My father, Ted Chapman, was the minister for agriculture in the government that we today recognise, but he was also a good friend of Dr Tonkin, who gave my father significant advice on the subject of girls' education and the opportunity to have that. I do not think that I would have had an opportunity to come to Adelaide and undertake matriculation—year 12, as it now is—had it not been for the advice of Dr Tonkin. He also suggested that I attend what was to be the newly formed Pembroke School in the 1970s, and I have regularly credited him for having that opportunity.
Today, I have one of his sons, Peter Tonkin, as the leading counsel and adviser in the division of the Crown Solicitor's Office that deals with native title matters. I frequently rely on his advice, and through him South Australia continues to benefit from the service of the Tonkin family. I thank him for that.
Given that one of the most outstanding achievements of that government related to the forming of the APY act, I always like to give credit to the Hon. Graham Gunn, who was a long-term member of this parliament as well. He added a clause into that bill at the time to ensure that members of parliament, along with police, would have the right to enter property that was to become part of the APY lands jurisdiction, but otherwise respect needed to be maintained with the permit system to be able to enter.

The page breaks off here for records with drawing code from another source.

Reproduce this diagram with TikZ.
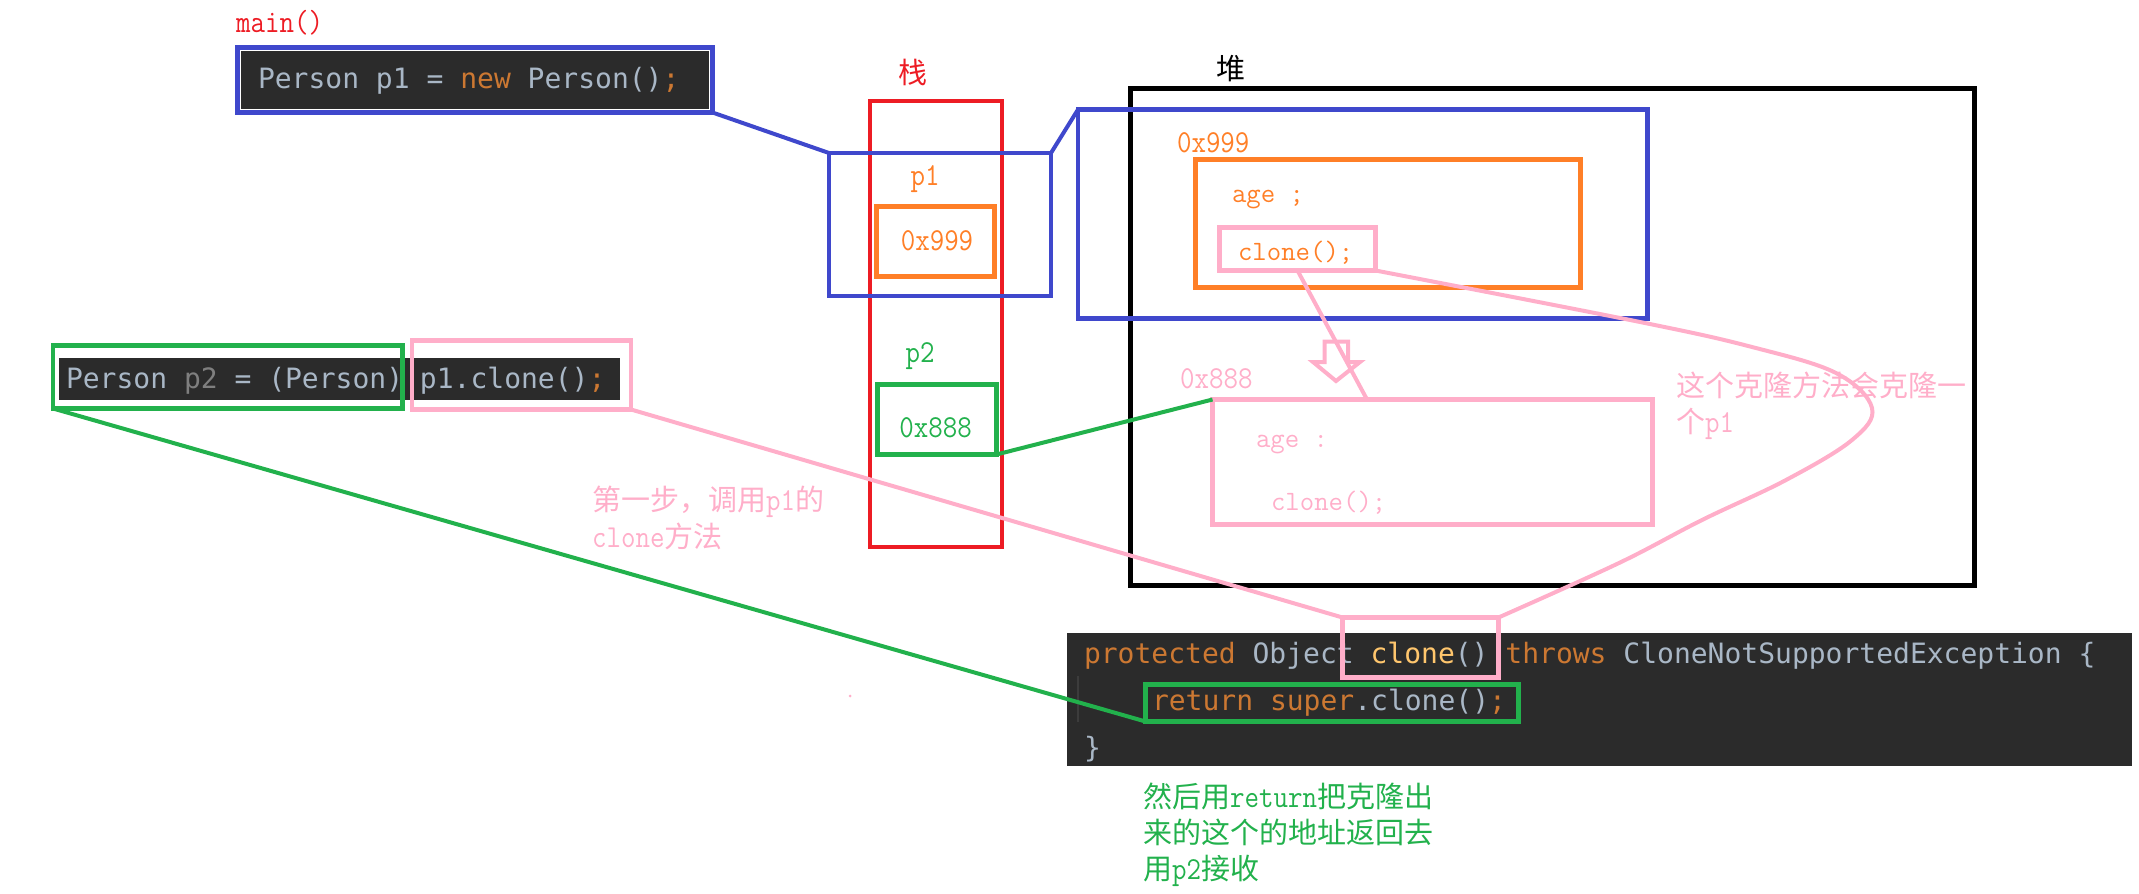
\documentclass[tikz,border=0pt]{standalone}
\usepackage{fontspec}
\newfontfamily\cjk{Noto Sans CJK SC}
\newfontfamily\codefont{DejaVu Sans Mono}
\newfontfamily\annlatin{Latin Modern Mono}[FakeStretch=0.88]
\definecolor{pblue}{HTML}{3F48CC}
\definecolor{pred}{HTML}{ED1C24}
\definecolor{porange}{HTML}{FF7F27}
\definecolor{pgreen}{HTML}{22B14C}
\definecolor{ppink}{HTML}{FFAEC9}
\definecolor{codebg}{HTML}{2B2B2B}
\definecolor{cfg}{HTML}{A9B7C6}
\definecolor{ckw}{HTML}{CC7832}
\definecolor{cfn}{HTML}{FFC66D}
\definecolor{cgr}{HTML}{7F7F7F}
\definecolor{cguide}{HTML}{3C3C3C}
\newcommand\cKw[1]{\textcolor{ckw}{#1}}
\newcommand\cFg[1]{\textcolor{cfg}{#1}}
\newcommand\cFn[1]{\textcolor{cfn}{#1}}
\newcommand\cGr[1]{\textcolor{cgr}{#1}}
\newcommand\zh[1]{{\fontsize{29}{36}\selectfont\cjk #1}}
\begin{document}
\begin{tikzpicture}[x=1pt,y=-1pt,
  rbox/.style={draw=#1, line width=4.5pt, inner sep=0pt, outer sep=0pt},
  bgbox/.style={fill=codebg, draw=none, inner sep=0pt, outer sep=0pt},
  lbl/.style={inner sep=0pt, outer sep=0pt},
  ann/.style={lbl, font=\fontsize{32}{36}\selectfont\annlatin},
  inner/.style={lbl, font=\fontsize{28}{34}\selectfont\ttfamily},
  codetxt/.style={lbl, font=\fontsize{28}{34}\selectfont\codefont},
  bigcjk/.style={lbl, font=\fontsize{29}{32}\selectfont\cjk},
  conn/.style={draw=#1, line width=4pt}
]
\useasboundingbox (0,0) rectangle (2139,894);

% ---------- main() code line ----------
\node[ann, text=pred, anchor=base west] (mainlbl) at (236,32) {main()};
\node[bgbox, minimum width=468pt, minimum height=58pt] (c1bg) at (475,80) {};
\node[rbox=pblue, line width=5pt, minimum width=475pt, minimum height=65pt] (c1) at (475,80) {};
\node[codetxt, anchor=base west] (c1t) at (258,88) {\cFg{Person p1 =} \cKw{new} \cFg{Person()}\cKw{;}};

% ---------- p2 code line ----------
\node[bgbox, minimum width=561pt, minimum height=42pt] (c2bg) at (339.5,379) {};
\node[codetxt, anchor=base west] (c2t) at (66,388) {\cFg{Person} \cGr{p2} \cFg{= (Person) p1.clone()}\cKw{;}};
\node[rbox=pgreen, minimum width=349.5pt, minimum height=63pt] (gl) at (227.75,377) {};
\node[rbox=ppink, minimum width=219pt, minimum height=69pt] (pl) at (521.5,375) {};

% ---------- stack ----------
\node[bigcjk, text=pred] (stklbl) at (913,72) {栈};
\node[rbox=pred, minimum width=132pt, minimum height=446pt] (stack) at (936,324) {};
\node[rbox=pblue, minimum width=222pt, minimum height=143pt] (bp1) at (940,224.5) {};
\node[ann, text=porange, anchor=base] (p1l) at (925,185) {p1};
\node[rbox=porange, minimum width=118pt, minimum height=70pt] (s999) at (935.5,241.5) {};
\node[ann, text=porange, anchor=base] (s999t) at (937,250) {0x999};
\node[ann, text=pgreen, anchor=base] (p2l) at (920,362) {p2};
\node[rbox=pgreen, minimum width=119pt, minimum height=70pt] (s888) at (937,419.5) {};
\node[ann, text=pgreen, anchor=base] (s888t) at (935.5,437) {0x888};

% ---------- heap ----------
\node[bigcjk, text=black] (hplbl) at (1231,69) {堆};
\node[rbox=black, line width=5pt, minimum width=844.5pt, minimum height=496.5pt] (heap) at (1552.25,336.75) {};
\node[rbox=pblue, minimum width=569.5pt, minimum height=209pt] (bh) at (1362.75,214) {};
\node[ann, text=porange, anchor=base west] (h999t) at (1177,152) {0x999};
\node[rbox=porange, minimum width=385pt, minimum height=128pt] (obj1) at (1388,223.5) {};
\node[inner, text=porange, anchor=base west] (age1) at (1232,202) {age ;};
\node[rbox=ppink, minimum width=156pt, minimum height=43pt] (hclone) at (1297.5,249) {};
\node[inner, text=porange, anchor=base west] (cl1) at (1238,260) {clone();};

\node[ann, text=ppink, anchor=base west] (h888t) at (1180,388) {0x888};
\node[rbox=ppink, minimum width=440pt, minimum height=125pt] (obj2) at (1432.5,462) {};
\node[inner, text=ppink, anchor=base west] (age2) at (1256,447) {age :};
\node[inner, text=ppink, anchor=base west] (cl2) at (1271,510) {clone();};
\coordinate (obj2top) at (1367,399.5);

% hollow arrow
\draw[ppink, line width=4pt, line join=miter]
  (1324.5,341.5) -- (1348,341.5) -- (1348,362) -- (1360,362) -- (1336,381)
  -- (1313,362) -- (1324.5,362) -- cycle;

% ---------- clone() method code ----------
\node[bgbox, minimum width=1065pt, minimum height=133pt] (c3bg) at (1599.5,699.5) {};
\draw[cguide, line width=1.2pt] (1078,676) -- (1078,722);
\node[codetxt, anchor=base west] (c3a) at (1084,663) {\cKw{protected} \cFg{Object} \cFn{clone}\cFg{()} \cKw{throws} \cFg{CloneNotSupportedException \{}};
\node[codetxt, anchor=base west] (c3b) at (1152,710) {\cKw{return super}\cFg{.clone()}\cKw{;}};
\node[codetxt, anchor=base west] (c3c) at (1084,757) {\cFg{\}}};
\node[rbox=ppink, minimum width=156pt, minimum height=60pt] (cc) at (1420.5,647.5) {};
\node[rbox=pgreen, minimum width=373pt, minimum height=37pt] (ret) at (1332,703) {};

% ---------- annotations ----------
\node[ann, text=ppink, anchor=base west] (a1) at (592,510) {\zh{第一步，调用}p1\zh{的}};
\node[ann, text=ppink, anchor=base west] (a2) at (592,547) {clone\zh{方法}};
\node[ann, text=ppink, anchor=base west] (r1) at (1676,396) {\zh{这个克隆方法会克隆一}};
\node[ann, text=ppink, anchor=base west] (r2) at (1676,432) {\zh{个}p1};
\node[ann, text=pgreen, anchor=base west] (g1) at (1143,807) {\zh{然后用}return\zh{把克隆出}};
\node[ann, text=pgreen, anchor=base west] (g2) at (1143,843) {\zh{来的这个的地址返回去}};
\node[ann, text=pgreen, anchor=base west] (g3) at (1143,879) {\zh{用}p2\zh{接收}};

% ---------- connectors ----------
\draw[conn=pblue] (c1.south east) -- (bp1.north west);
\draw[conn=pblue] (bp1.north east) -- (bh.north west);
\draw[conn=pgreen] (s888.south east) -- (obj2.north west);
\draw[conn=pgreen] (gl.south west) -- (ret.south west);
\draw[conn=ppink] (pl.south east) -- (cc.north west);
\draw[conn=ppink] (hclone.south) -- (obj2top);
\draw[conn=ppink] plot[smooth, tension=0.6] coordinates {(hclone.south east) (1640,322) (1752,347) (1836,373) (1872,408) (1852,440) (1786,480) (1702,520) (1619,563) (cc.north east)};

% stray dot
\fill[ppink] (850,696) circle (1.5);
\end{tikzpicture}
\end{document}
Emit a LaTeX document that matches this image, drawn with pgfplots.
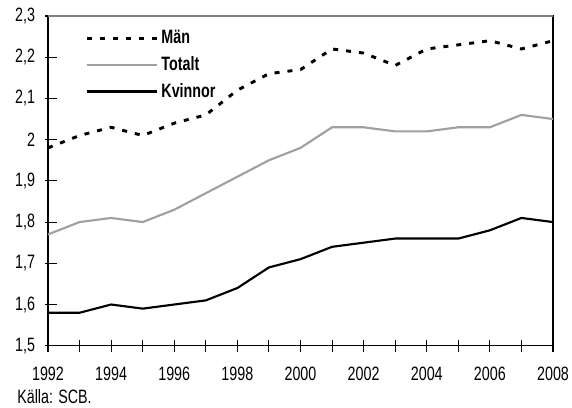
\documentclass[border=0pt]{standalone}
\usepackage{fontspec}
\setmainfont{Liberation Sans}[FakeStretch=0.74]
\usepackage{pgfplots}
\pgfplotsset{compat=1.18}
\definecolor{totgray}{RGB}{160,160,160}
\definecolor{topgray}{RGB}{128,128,128}
\begin{document}
\fontsize{14.5}{17}\selectfont
\begin{tikzpicture}
\begin{axis}[
  scale only axis,
  width=378.75pt, height=247.3pt,
  xmin=1992, xmax=2008, ymin=1.5, ymax=2.3,
  clip=false,
  axis line style={black, line width=1pt},
  /pgf/number format/assume math mode=true,
  xtick pos=bottom, ytick pos=left,
  xtick={1992,1994,...,2008},
  minor xtick={1993,1995,...,2007},
  xticklabel style={/pgf/number format/1000 sep={}, inner sep=0pt, yshift=-11pt},
  ytick={1.5,1.6,...,2.31},
  yticklabels={{1,5},{1,6},{1,7},{1,8},{1,9},{2},{2,1},{2,2},{2,3}},
  yticklabel style={anchor=east, inner sep=0pt, xshift=-5pt},
  tick align=center,
  major tick length=9pt, minor tick length=9pt,
  tick style={black, line width=0.8pt},
  ytick style={xshift=2.2pt},
  legend style={draw=none, fill=none, at={(axis description cs:0.066,0.975)}, anchor=north west,
    font=\bfseries, row sep=3pt, nodes={inner sep=2.2pt}},
  legend cell align=left,
  legend image code/.code={\draw[#1] (0pt,0pt) -- (52.5pt,0pt);},
]
\addplot[black, line width=2.2pt, dash pattern=on 3.75pt off 6pt] coordinates {
(1992,1.98)(1993,2.01)(1994,2.03)(1995,2.01)(1996,2.04)(1997,2.06)(1998,2.12)(1999,2.16)(2000,2.17)(2001,2.22)(2002,2.21)(2003,2.18)(2004,2.22)(2005,2.23)(2006,2.24)(2007,2.22)(2008,2.24)};
\addlegendentry{Män}
\addplot[totgray, line width=1.6pt] coordinates {
(1992,1.77)(1993,1.80)(1994,1.81)(1995,1.80)(1996,1.83)(1997,1.87)(1998,1.91)(1999,1.95)(2000,1.98)(2001,2.03)(2002,2.03)(2003,2.02)(2004,2.02)(2005,2.03)(2006,2.03)(2007,2.06)(2008,2.05)};
\addlegendentry{Totalt}
\addplot[black, line width=1.6pt] coordinates {
(1992,1.58)(1993,1.58)(1994,1.60)(1995,1.59)(1996,1.60)(1997,1.61)(1998,1.64)(1999,1.69)(2000,1.71)(2001,1.74)(2002,1.75)(2003,1.76)(2004,1.76)(2005,1.76)(2006,1.78)(2007,1.81)(2008,1.80)};
\addlegendentry{Kvinnor}
\draw[topgray, line width=1.2pt] (rel axis cs:0,1) -- (rel axis cs:1,1);
\node[anchor=west, inner sep=0pt] at (axis description cs:-0.0614,-0.1547) {Källa: SCB.};
\path (axis description cs:-0.09505,-0.1859) rectangle (axis description cs:1.03762,1.04853);
\end{axis}
\end{tikzpicture}
\end{document}
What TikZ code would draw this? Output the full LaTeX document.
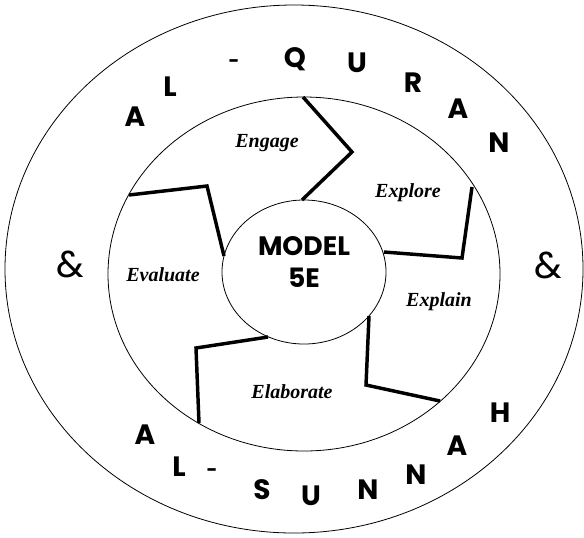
\documentclass[tikz,border=0pt]{standalone}
\usepackage{fontspec}
\setmainfont{Liberation Serif}
\newfontfamily\gothic{Poppins}
\usepackage{tikz}

\begin{document}
\begin{tikzpicture}[
        x=0.75pt, y=-0.75pt,
        ring/.style={draw, line width=0.6pt},
        divider/.style={line width=2.6pt, line join=miter},
        phase/.style={font=\fontsize{15}{15}\selectfont\bfseries\itshape},
        letter/.style={font=\gothic\fontsize{21}{21}\selectfont\bfseries},
        dashmark/.style={font=\gothic\fontsize{14}{14}\selectfont\bfseries},
        amp/.style={font=\gothic\fontsize{28}{28}\selectfont},
        core/.style={font=\gothic\fontsize{20}{24}\selectfont\bfseries, align=center}
    ]
    \useasboundingbox (0,0) rectangle (584,537);

    % Rings
    \draw[ring] (294,269) ellipse [x radius=289, y radius=264];
    \draw[ring] (304,274) ellipse [x radius=196, y radius=177];
    \draw[ring] (304,272) ellipse [x radius=82, y radius=72];

    % Centre
    \node[core] (model) at (304,262) {MODEL\\5E};

    % Five phases
    \node[phase] (engage) at (267,143) {Engage};
    \node[phase] (explore) at (408,193) {Explore};
    \node[phase] (explain) at (439,302) {Explain};
    \node[phase] (elaborate) at (292,392) {Elaborate};
    \node[phase] (evaluate) at (163,275) {Evaluate};

    % Dividers
    \draw[divider] (303,97) -- (352,152) -- (302,200);
    \draw[divider] (472,187) -- (462,258) -- (384,252);
    \draw[divider] (369,316) -- (366,385) -- (440,401);
    \draw[divider] (268,337) -- (196,348) -- (199,423);
    \draw[divider] (129,195) -- (207,186) -- (224,256);

    % AL-QURAN
    \node[letter] (q1) at (135,117) {A};
    \node[letter] (q2) at (170,87) {L};
    \node[dashmark] (q3) at (234,64) {-};
    \node[letter] (q4) at (295,59) {Q};
    \node[letter] (q5) at (357,63) {U};
    \node[letter] (q6) at (413,83) {R};
    \node[letter] (q7) at (458,109) {A};
    \node[letter] (q8) at (499,143) {N};

    % AL-SUNNAH
    \node[letter] (s1) at (145,435) {A};
    \node[letter] (s2) at (179,467) {L};
    \node[dashmark] (s3) at (212,473) {-};
    \node[letter] (s4) at (262,490) {S};
    \node[letter] (s5) at (311,496) {U};
    \node[letter] (s6) at (368,490) {N};
    \node[letter] (s7) at (416,475) {N};
    \node[letter] (s8) at (457,446) {A};
    \node[letter] (s9) at (500,413) {H};

    % Joins
    \node[amp] (ampl) at (70,264) {\&};
    \node[amp] (ampr) at (548,265) {\&};

\end{tikzpicture}
\end{document}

I encourage members to understand that, although members of parliament do not require a permit, as a matter of courtesy I think it is appropriate that a permit is always sought before entering into the APY lands. As a general custom, that has been supported, so I would urge members to maintain that.
Finally, can I say that, yes, the Tonkin government did come in in 1979, and much has been said about that, but let me tell you something else that happened. There was a longstanding government, the leader of which, Don Dunstan, had retired earlier in that year. There was a big press conference and he was in a wheelchair in his pyjamas, vacating the space. The Corcoran government came in short term, of course, because the election washed him from office. I remind members to look at that time.
The meat scandal alone that was exposed at the Royal Adelaide Hospital was a huge issue at that time. It involved Samcor trucks loading up carcasses to the hospital for the purposes of providing meals for patients, which was done on site in those days—they were not done externally—and a number of these carcasses being stolen and onsold by operators at that time. That is the type of government that operated prior to that change of government. That meat scandal was exposed, and there were other serious failings in relation to the previous government, which deservedly swept it from office.
Members ought to remember, if we are going to have these types of motions in recognition of governments, that they should not just come to the parliament with one side of the position in relation to that. For the member for Lee's benefit, Frank Webster was the member of parliament against whom a challenge was made to his election for the seat of Norwood, and the Court Of Disputed Returns under Roma Mitchell declared that there was to be a by-election. We of course now have our Premier of South Australia who is the member for that electorate and we are proud to say has been a welcome addition.
Finally, can I say that if ever there is to be a time for land tax reform it is now, in recognition of the Tonkin administration, who were, as has been mentioned, clear in ensuring that land tax was not to be passed on to tenants but, most importantly, was not to apply to people in their principal place of residence. These are the sorts of gifts that came from a Tonkin administration. He did care about the people of South Australia, he did do what he said he would do and he did serve us well.